Book Fair Blog | Newberry

Book Fair Blog

Every book has a story

Every book has a story.

Check in frequently to read the behind-the-scenes scoop on the Newberry’s popular Book Fair. The blog is maintained by “Uncle Blogsy,” otherwise known as Dan Crawford, Book Fair Manager.

Back to Basics

I see the tears running down your cheeks. Are they tears of joy because the Book Fair is finally almost here? Or are they tears of sorrow because you know that Uncle Blogsy’s column goes away for a couple of weeks while he concentrates of the world of commerce?
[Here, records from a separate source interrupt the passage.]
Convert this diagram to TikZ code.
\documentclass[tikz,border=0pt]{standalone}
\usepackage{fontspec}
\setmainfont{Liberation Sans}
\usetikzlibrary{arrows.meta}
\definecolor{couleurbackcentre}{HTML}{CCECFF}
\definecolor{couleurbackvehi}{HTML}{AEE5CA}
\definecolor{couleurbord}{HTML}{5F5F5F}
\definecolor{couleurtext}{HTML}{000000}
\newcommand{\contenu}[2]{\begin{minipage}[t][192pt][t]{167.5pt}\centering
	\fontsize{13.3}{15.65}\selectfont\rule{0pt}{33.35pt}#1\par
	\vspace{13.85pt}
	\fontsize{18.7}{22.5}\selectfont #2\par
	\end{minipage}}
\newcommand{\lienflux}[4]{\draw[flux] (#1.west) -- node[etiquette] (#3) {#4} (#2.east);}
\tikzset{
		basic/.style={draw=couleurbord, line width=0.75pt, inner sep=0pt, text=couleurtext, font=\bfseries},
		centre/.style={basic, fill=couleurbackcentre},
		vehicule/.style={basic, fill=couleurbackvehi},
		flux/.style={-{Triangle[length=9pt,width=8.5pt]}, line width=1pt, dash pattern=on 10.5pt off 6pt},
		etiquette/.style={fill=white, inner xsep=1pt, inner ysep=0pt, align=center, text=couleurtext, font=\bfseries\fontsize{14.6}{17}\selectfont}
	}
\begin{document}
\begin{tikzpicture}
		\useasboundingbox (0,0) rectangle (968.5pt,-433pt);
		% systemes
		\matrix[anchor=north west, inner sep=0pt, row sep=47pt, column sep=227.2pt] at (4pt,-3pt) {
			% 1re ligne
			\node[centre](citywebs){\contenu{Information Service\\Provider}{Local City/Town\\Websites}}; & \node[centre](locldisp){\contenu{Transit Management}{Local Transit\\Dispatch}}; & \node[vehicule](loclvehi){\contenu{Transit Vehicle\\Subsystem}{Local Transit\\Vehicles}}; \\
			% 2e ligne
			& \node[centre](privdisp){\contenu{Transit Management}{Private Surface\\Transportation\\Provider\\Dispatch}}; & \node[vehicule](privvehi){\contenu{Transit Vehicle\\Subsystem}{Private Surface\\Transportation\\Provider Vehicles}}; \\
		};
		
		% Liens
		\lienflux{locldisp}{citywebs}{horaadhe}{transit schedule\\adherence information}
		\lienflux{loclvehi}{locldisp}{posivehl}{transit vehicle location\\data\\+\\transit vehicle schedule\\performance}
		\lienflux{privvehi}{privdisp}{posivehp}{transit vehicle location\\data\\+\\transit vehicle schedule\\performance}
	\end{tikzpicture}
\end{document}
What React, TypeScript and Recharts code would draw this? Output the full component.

Both, you say: it’s tears of joy because Uncle Blogsy stops…just for that, go to the end of the line. No early access to The Help for you, Cauliflower Compote.

This is the time of year when I worry whether, through the fussing and discussing of the past year, you learned the basics of Attending the Newberry Book Fair. The basics are essentially these:

The Book Fair runs on Thursday and Friday, July 25 and 26, from noon to 8 P.M., and Saturday and Sunday, July 27 and 28, from 10 A.M. to 6 P.M. IF you have given the Newberry $100 cash in the past year (or $50 if you are young enough, you are an Associate, and you can come Wednesday, July 24, from 4 to 8 P.M. Admission is free on all these days, though if you are NOT an Associate, you can become one Wednesday by paying your money down at the door.

The whole affair is air-conditioned. It is indoors, not at all outdoors (the Bughouse Square Debates, that Saturday, are outdoors, but not us), so you will be shopping in a climate-controlled area (surrounded by people who have just come in out of a Chicago summer, so it may not immediately feel so cool.) There are no drinking fountains on the first floor, but the ones by the basement restrooms are operational. MOST (not all) of our restrooms are operational as well. We do not have an ATM, but if you need one, there are three within three blocks of the place.

You may buy as much as you can carry. We have squirreling areas where you can park books when your arms get full, and go get some more. How you pay for these is with cash, check, or plastic (and, I think, one or more high-tech methods). How you carry them home is up to you. If you have a phone on you, there are all kinds of possibility. We have not had a payphone on the premises for many years.

You will find the biggest arrays waiting for you in History, Art, Cooking, and Children’s books. Among the goodies you can buy are Ruth Page’s copies of Opera News (with her address label on them), a signed first edition of Death of a Salesman, a massive collection of books on the assassination of John F. Kennedy, and a number of magazines about postcard collecting. We have a bunch of seventy to ninety year-old books on airplanes, a passel of books on UFOs, and hundreds of DVDs featuring television mystery shows, from Perry Mason to A Touch of Frost. These things are priced anywhere from a dollar to $2500. We have enough books and CDs and DVDs this year that as you buy things, we will have a crew watching and measuring what to bring out of stock to put out for sale the next morning. Yeah, if you want to see everything, you’ll need to come every day. (Someone asked once, “So why do I pay to get in at the Preview, if I don’t get to see everything?” The answer, of course, is “So you can get a head start.”

A white-whiskered man in a white apron with cactus patches (he didn’t select this pattern) will be moving among you. He is available to answer questions, but don’t expect him to be NEARLY as witty as he is in this space (Yeah, keep your expectations way low.) He may be rushing to check on a report of a broken bookcase, or hurrying to tell someone why the book signed by Edward L. Bernays is $1500, or just looking for someone who can supply more paper cups for the Coffee Lounge. And don’t pat him on the back. I’ve TOLD you about this. The lunatic wears a sweater all summer long, and in mid-Fair, this acts like a sponge.

A week from tonight, the balloon goes up, the people rush in (politely, please: don’t break your leg or anybody else’s), and we will be underway again with our annual refutation of the sneering statement “Books make a room look cluttered.” Come every day, see everything, and in a couple of weeks I’ll be back to tell you about the things you might have missed. L’chaim!